By RACHEL ANDERSON/Montana State News

In the Northern Rockies, mountain culture thrives with the changing seasons. Big Sky resort in southwest Montana offers very few traditional jobs.  A 9-to-5 grind is nearly nonexistent.

And Barry Hukill has been living the dream for more than two decades.

Growing up in a suburb of Chicago, Hukill became accustomed to the city life early on. Being the second oldest of four siblings, he was expected to set high standards.

But now at the age of 42, Hukill is a venerable member of the Big Sky ski-bum community.

“I do what I love year-round,” said Hukill. “I was never meant to follow the social structure of corporate America.”

As a youth, Hukill rebelled against authority figures like his father and stepmom, eventually being sent to boarding high school in the neighboring state of Wisconsin.

After graduating from Kenosha Military School, Hukill wanted to break free of rules and regulations. Leaving everything familiar behind, he headed west.

Having skied the small hills in the Midwest, Hukill wanted to explore the dramatically bigger terrain of the mountains.

At the age of 18, Hukill took a position as a lift operator at Snowbird Ski and Summer Resort in Utah.

“I skied every chance I could,” said Hukill. “I felt a sense of freedom and serenity that I had never experienced before.”

After completing three winter seasons in Utah, Hukill was asked by a friend to head north to Big Sky. What he anticipated to be another seasonal adventure would turn to be a love affair he could not stray away from.

The snow had begun to cap the peaks in the Gallatin valley in early October 1991 when Hukill first arrived in Big Sky. He had lined up a job at Big Sky Resort.

“My first glimpse of Lone Mountain left me speechless,” said Hukill.

With little money and basic housing accommodations, Hukill was able to do what was most important – ski.

“It was my first season out here, and I skied over 100 days,” said Hukill.

Hukill has continued the 100-plus days of skiing every season since.

After finishing his first winter here, Hukill felt no immediate desire to leave.

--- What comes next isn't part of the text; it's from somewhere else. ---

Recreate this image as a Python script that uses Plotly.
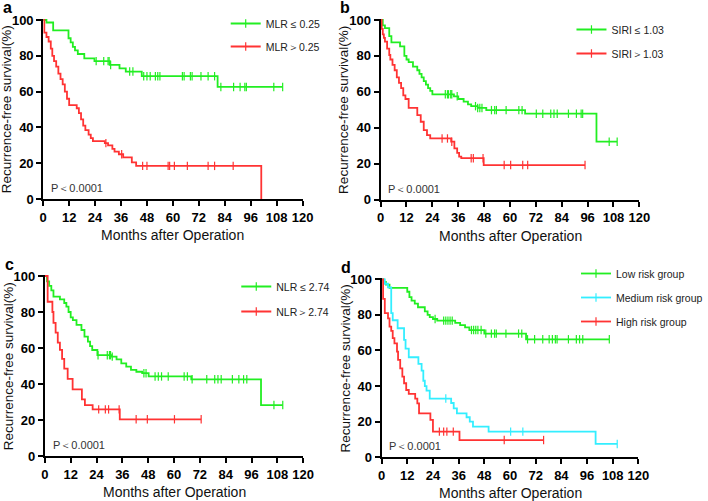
import numpy as np
import plotly.graph_objects as go

W, H = 708, 501

GREEN = "#22EE22"
RED = "#FF3333"
CYAN = "#33EEFF"

# ---------------- Panel a: MLR ----------------
a_low_t = [0, 1.5, 4.6, 11.7, 12.7, 13.7, 14.7, 16, 19, 23.7, 30.8, 35.3, 38.2, 45.6, 80.7, 110.8]
a_low_s = [100, 98.6, 94.2, 89.8, 87.5, 85, 83, 81, 78.6, 77, 74.9, 73, 71.2, 68.6, 62.6, 62.6]
a_low_c = [24.5, 28, 30, 30.5, 31.2, 40, 41.5, 46.5, 48, 49.5, 51.9, 53, 54, 64.4, 65.2, 68.1, 68.9, 73, 76.3, 79.3,
           82.2, 88.1, 91.1, 93.3, 94, 106.7, 110.8]
a_high_t = [0, 0.5, 1.5, 2.5, 3.5, 4.2, 5, 6, 7, 8, 9, 10, 11, 12, 15.5, 16.5, 17.5, 18.5, 19.5, 21, 22, 23, 28.5,
            30, 32, 33, 35, 37, 41, 43, 100.9, 100.9]
a_high_s = [100, 93, 90.5, 88, 84, 80, 77, 74, 70, 67, 64, 60, 56, 52.5, 50.7, 48, 44.5, 41, 38.5, 36, 34, 32.3, 31.2,
            30, 28, 26.5, 25, 23.2, 20.5, 18.5, 0, 0]
a_high_c = [29, 36.3, 46, 48, 57.8, 58.5, 60.7, 66.7, 76.3, 79.3, 87.9]

# ---------------- Panel b: SIRI ----------------
b_low_t = [0, 1, 2, 4, 5, 9, 11, 12, 13, 15, 17, 18, 19, 20, 21, 22, 23, 24, 34, 36, 38.5, 40.5, 42, 45, 49, 67,
           100.1, 109.7]
b_low_s = [100, 97, 95.5, 91, 87.5, 85.3, 80, 78, 76.5, 74, 72, 70, 68, 66, 64, 62, 60.5, 58.6, 57.5, 56, 54.5, 53,
           52, 51, 49.8, 47.8, 32.2, 32.2]
b_low_c = [30, 31, 31.5, 32.5, 33, 35.5, 44, 45, 46, 47, 51.4, 52.9, 53.7, 58.2, 64.1, 65.6, 72.2, 75.2, 78.9, 80.4,
           81.9, 87.1, 90.8, 93, 93.7, 106, 109.7]
b_high_t = [0, 0.5, 1, 1.5, 2, 3, 4, 4.5, 5.5, 6.5, 7.5, 8.5, 9.5, 10.5, 11.5, 13, 17, 18.6, 20, 21.5, 23, 32.7,
            34.2, 35.5, 36.4, 37.4, 47.8, 94.8]
b_high_s = [100, 95, 92, 90, 88, 84, 80.5, 78, 75, 72, 68, 65, 62, 58, 56, 51, 47, 43.3, 38.7, 35.9, 34, 32.2, 28.5,
            26, 23.9, 23, 19.2, 19.2]
b_high_c = [28.5, 31, 33, 42, 43, 47.5, 57.3, 60.3, 65.9, 68.2, 94.8]

# ---------------- Panel c: NLR ----------------
c_low_t = [0, 1, 2, 3, 4, 7, 9, 10, 11, 12, 13, 14.7, 17, 18.4, 20, 21, 22, 24.4, 31, 33.3, 35.5, 37.8, 40, 42.5,
           45.2, 48.2, 68, 100.4, 110.5]
c_low_s = [100, 97, 94.5, 92, 88.5, 87, 85, 83, 80, 77, 75.5, 72.8, 70, 66.3, 63.5, 61, 58.9, 56, 55.2, 53.7, 51.5,
           49.6, 47.8, 46.8, 46, 44.2, 42.6, 28.3, 28.3]
c_low_c = [24.7, 29, 30, 30.5, 31.3, 46, 47, 51.2, 52.7, 54.2, 57.3, 64.7, 66.2, 68.4, 75.2, 78.9, 80.4, 81.9, 87.1,
           90.1, 92.3, 93.8, 106.4, 110.5]
c_high_t = [0, 1.3, 3.5, 4, 5, 6, 7, 8, 9, 10.6, 12.9, 17.2, 18.6, 22.2, 34.8, 72.6]
c_high_s = [100, 85.7, 80, 74, 68.5, 63, 59, 54, 48.5, 42.8, 37, 31.5, 28.3, 25.9, 20.4, 20.4]
c_high_c = [25, 28.1, 29.6, 34.5, 42.4, 47.6, 60.2, 72.6]

# ---------------- Panel d: risk groups ----------------
d_low_t = [0, 1, 2, 3.7, 12, 13, 14, 15.5, 17, 20.2, 21.5, 22.5, 24, 26, 34.4, 36.7, 39, 41, 48, 67.5, 106.4]
d_low_s = [100, 98.5, 97, 95.2, 93, 90, 88, 86.3, 84.3, 82, 80, 78.7, 77.7, 76.8, 75.5, 74.3, 73, 71.5, 69.5, 66.3,
           66.3]
d_low_c = [25, 29, 30, 31, 32, 33, 42, 43, 44, 45, 46.5, 48.7, 51.3, 52.8, 53.6, 58.1, 64, 65.5, 68.2, 71.5, 75.3,
           78.3, 79.8, 81.2, 82, 87.3, 91, 92.5, 94, 106.4]
d_med_t = [0, 1.5, 3, 4.5, 5.2, 7.5, 10.5, 11.2, 12.7, 17.2, 18.7, 19.5, 20.2, 21, 22.5, 32.5, 33.7, 35.2, 39.7,
           41.2, 42.7, 50, 100, 110.1]
d_med_s = [100, 97.5, 95.5, 81, 77, 72.5, 66, 61, 56.2, 52.5, 48.7, 43, 40, 37.5, 33, 30.5, 27.5, 24.7, 22.5, 20,
           17.2, 14.4, 7.5, 7.5]
d_med_c = [30, 60.3, 66, 110.1]
d_high_t = [0, 0.7, 1.5, 3, 3.7, 4.5, 5.2, 6, 7.2, 7.7, 8.7, 9.7, 10.5, 11.5, 12.7, 15.7, 16.7, 17.5, 22.8, 24,
            36.4, 75.7]
d_high_s = [100, 89, 81, 78, 73.4, 71, 67, 64, 59.4, 54.7, 50, 45.3, 41.6, 37.8, 35.6, 33, 30.3, 24.7, 21, 14.4,
            9.7, 9.7]
d_high_c = [27, 29, 30.5, 33.5, 57.3, 75.7]

# labels
a_names = ["MLR ≤ 0.25", "MLR＞0.25"]
b_names = ["SIRI ≤ 1.03", "SIRI＞1.03"]
c_names = ["NLR ≤ 2.74", "NLR＞2.74"]
d_names = ["Low risk group", "Medium risk group", "High risk group"]
panel_letters = ["a", "b", "c", "d"]
x_ticks = list(range(0, 121, 12))
y_ticks = list(range(0, 101, 20))
p_text = "P＜0.0001"

# panel pixel geometry: x0px, x120px, y0px, y100px
geo = [
    (45.0, 315.0, 199.0, 20.0),
    (396.3, 665.7, 199.5, 20.0),
    (46.7, 315.7, 456.0, 276.0),
    (397.3, 664.7, 457.3, 279.3),
]
YMAX = 100.8

panels = [
    [(a_low_t, a_low_s, a_low_c, GREEN, a_names[0]), (a_high_t, a_high_s, a_high_c, RED, a_names[1])],
    [(b_low_t, b_low_s, b_low_c, GREEN, b_names[0]), (b_high_t, b_high_s, b_high_c, RED, b_names[1])],
    [(c_low_t, c_low_s, c_low_c, GREEN, c_names[0]), (c_high_t, c_high_s, c_high_c, RED, c_names[1])],
    [(d_low_t, d_low_s, d_low_c, GREEN, d_names[0]), (d_med_t, d_med_s, d_med_c, CYAN, d_names[1]),
     (d_high_t, d_high_s, d_high_c, RED, d_names[2])],
]

legend_pos = [  # text-left px, first row center px, group gap
    (267, 23, 4),
    (627, 29, 5),
    (278, 286, 6),
    (632, 273, 5),
]


def surv_at(t, s, tc):
    t = np.asarray(t, float)
    s = np.asarray(s, float)
    idx = np.searchsorted(t, np.asarray(tc, float), side="right") - 1
    idx = np.clip(idx, 0, len(s) - 1)
    return s[idx]


fig = go.Figure()
layout = dict(
    width=W, height=H, margin=dict(l=0, r=0, t=0, b=0),
    paper_bgcolor="white", plot_bgcolor="white", showlegend=True,
    font=dict(family="Arial", color="black"),
)
annotations = []

for i, (series, (x0, x1, y0, y100)) in enumerate(zip(panels, geo)):
    k = i + 1
    sx = "" if k == 1 else str(k)
    leg = "legend" if k == 1 else f"legend{k}"
    pxpp = (y0 - y100) / 100.0
    ytop = y100 - (YMAX - 100) * pxpp
    layout[f"xaxis{sx}"] = dict(
        domain=[x0 / W, x1 / W], range=[0, 120], anchor=f"y{sx}",
        tickvals=x_ticks, showline=True, linecolor="black", linewidth=2,
        ticks="outside", ticklen=5, tickwidth=2, tickcolor="black",
        showgrid=False, zeroline=False, automargin=False,
        tickfont=dict(family="Arial", size=13, color="black", weight="bold"),
    )
    layout[f"yaxis{sx}"] = dict(
        domain=[1 - y0 / H, 1 - ytop / H], range=[0, YMAX], anchor=f"x{sx}",
        tickvals=y_ticks, showline=True, linecolor="black", linewidth=2,
        ticks="outside", ticklen=5, tickwidth=2, tickcolor="black",
        showgrid=False, zeroline=False, automargin=False,
        tickfont=dict(family="Arial", size=13, color="black", weight="bold"),
    )
    for j, (t, s, cens, col, name) in enumerate(series):
        fig.add_trace(go.Scatter(
            x=t, y=s, mode="lines", line=dict(color=col, width=1.8, shape="hv"),
            xaxis=f"x{sx}", yaxis=f"y{sx}", showlegend=False, hoverinfo="skip",
        ))
        fig.add_trace(go.Scatter(
            x=cens, y=surv_at(t, s, cens), mode="markers",
            marker=dict(symbol="line-ns", size=6, color=col, line=dict(color=col, width=1.2)),
            xaxis=f"x{sx}", yaxis=f"y{sx}", showlegend=False, cliponaxis=False, hoverinfo="skip",
        ))
        fig.add_trace(go.Scatter(
            x=[None], y=[None], mode="lines+markers", name=name,
            line=dict(color=col, width=1.8),
            marker=dict(symbol="line-ns", size=6, color=col, line=dict(color=col, width=1.2)),
            xaxis=f"x{sx}", yaxis=f"y{sx}", legend=leg, legendgroup=f"g{k}{j}", showlegend=True,
        ))
    tx, ty, gap = legend_pos[i]
    layout[leg] = dict(
        x=(tx - 32) / W, y=1 - (ty - 14) / H, xanchor="left", yanchor="top",
        bgcolor="rgba(0,0,0,0)", borderwidth=0, tracegroupgap=gap,
        font=dict(family="Arial", size=10.5, color="#222"), itemwidth=30,
    )
    # panel letter
    annotations.append(dict(
        text=f"<b>{panel_letters[i]}</b>", xref="paper", yref="paper",
        x=(x0 - 44) / W, y=1 - (y100 - 12) / H, xanchor="left", yanchor="middle",
        showarrow=False, font=dict(family="Arial", size=16, color="black"),
    ))
    # y title
    annotations.append(dict(
        text="Recurrence-free survival(%)", xref="paper", yref="paper",
        x=(x0 - 38) / W, y=1 - ((y0 + y100) / 2) / H, xanchor="center", yanchor="middle",
        textangle=-90, showarrow=False, font=dict(family="Arial", size=13.5, color="#111"),
    ))
    # x title
    annotations.append(dict(
        text="Months after Operation", xref="paper", yref="paper",
        x=((x0 + x1) / 2) / W, y=1 - (y0 + 36) / H, xanchor="center", yanchor="middle",
        showarrow=False, font=dict(family="Arial", size=14, color="#111"),
    ))
    # p value
    annotations.append(dict(
        text=p_text, xref="paper", yref="paper",
        x=(x0 + 6) / W, y=1 - (y0 - 11) / H, xanchor="left", yanchor="middle",
        showarrow=False, font=dict(family="Arial", size=11, color="#333"),
    ))

layout["annotations"] = annotations
fig.update_layout(**layout)
fig.write_html("out.html", config={"displayModeBar": False},
               post_script="document.body.style.margin='0';document.body.style.overflow='hidden';")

“I hadn’t spent enough time in Big Sky,” said Hukill. “I wanted to explore more of what the area had to offer.”

Odd jobs like landscaping and construction provided minimal income, but Hukill was able to get by.

“I lived in a camper and a bus,” said Hukill. “Doing what I loved was more important than complex amenities.”

Later finding an almost equal passion for golf, Hukill became a veteran to seasonal work. Tuning skis in the winter, and working in golf course member services in the summer.

“I had found my niche,” said Hukill. “Work to live.”

Lone Mountain Sports, located in the Meadow Village area of Big Sky, has been Hukill’s place of employment in the winter for 11 years. Offering slope-side ski breaks and a ski pass are among the top benefits.

Living in a one-bedroom cabin by the Gallatin River just outside Big Sky, Hukill is content with the simple things in life. The ski-bum lifestyle stuck.

During the offseason, most of locals eagerly anticipate their escape out of Big Sky country. The stresses of working hard and playing even harder seem to catch up. Hukill, on the other hand, embraces his home

“I also enjoy my time between seasons [off season],” said Hukill.

The simplistic lifestyle of small town living is not for everyone, but Hukill has found happiness in life at its most basic form

“I do what I love everyday,” said Hukill.

A true inspiration to a culture that sometimes puts values on material things, Hukill brings a positive light on breaking away from the norm.

“Search for what you love, and it will find you,” said Hukill.

Montana is a magical place, and Hukill never left. Twenty-three years later he calls it his home.